By December 10, 2014 March 4th, 2020 No Comments

Sports have always provided audiences with entertaining spectacle, and the invention of mass media and high-profile sponsorship has made athletes into global superstars.

The increasingly competitive nature of sports today means that athletes are pushing themselves harder than ever before. As a testament to this, there were two dozen sports world records broken in just 2014 alone! Sport and exercise medicine (SEM) doctors ensure that competitors can perform at their best, and also treat athletes who have suffered injuries while aiming for a new title or big win. Because sports injuries require closely monitored rehabilitation, sports medicine clinics have resident physiotherapists and aides who have completed physiotherapist assistant training.

Sports Physiotherapy

Physiotherapists have an extensive understanding of human movement (kinesiology) and the bodily impact of an injury. In sports physiotherapy, there are usually several steps that are taken to rehabilitate the patient so that they can return to physical activity. These steps include acute care, which involves directly treating the injury, and rehabilitation, which is managing the injury so that the athlete can continue to perform. A major step after the rehabilitation process is to educate the athlete in the management of their injury and how future injuries can be prevented. Some of the most common sports injuries include:

  • Ankle sprain (common with runners)
  • Shin splints (common with runners)
  • Groin pull (common with soccer players)
  • Hamstring pull
  • Tennis elbow
  • ACL tear (knee injury)

Physiotherapy Treatments

When the injury doesn’t have swelling, a physiotherapist may apply a hot pack to relieve muscle or joint stiffness. Acupuncture may be used as a treatment for injuries accompanied by severe pain. With the aid of a physiotherapist assistant, a physiotherapist uses needles that stimulate the brain and spinal cord depending on where they’re placed, releasing natural pain-relieving chemicals such as endorphins.

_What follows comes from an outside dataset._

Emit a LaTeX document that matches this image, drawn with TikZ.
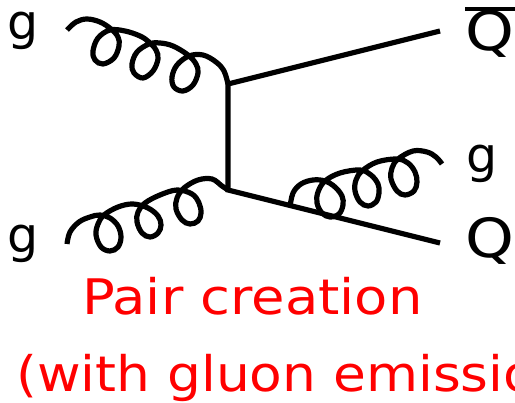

A sports physiotherapist will often also assign a range of motion (ROM) exercises for the patient to complete with the help of a physiotherapist assistant. Range of motion exercises is taught in a wide range of healthcare courses, such as personal support worker training, as it is a simple but effective way to keep aggravated muscles from seizing and preserve the flexibility of joints. Active ROM exercises can be performed by the patient, whereas Passive ROM exercises are prescribed in cases where a patient cannot move the joints themselves due to extreme injury or paralysis. Graduates of personal support worker courses will often be skilled in Passive ROM exercises for elderly patients who have lost much of their mobility.

Another primary component of sports physiotherapy is massage, also called soft-tissue mobilization. Massage may be used by a physiotherapist to treat sore muscles, muscle spasms, decrease swelling and reduce pain. By increasing the supply of oxygen to the muscle tissue, toxins are released, aiding the recovery process.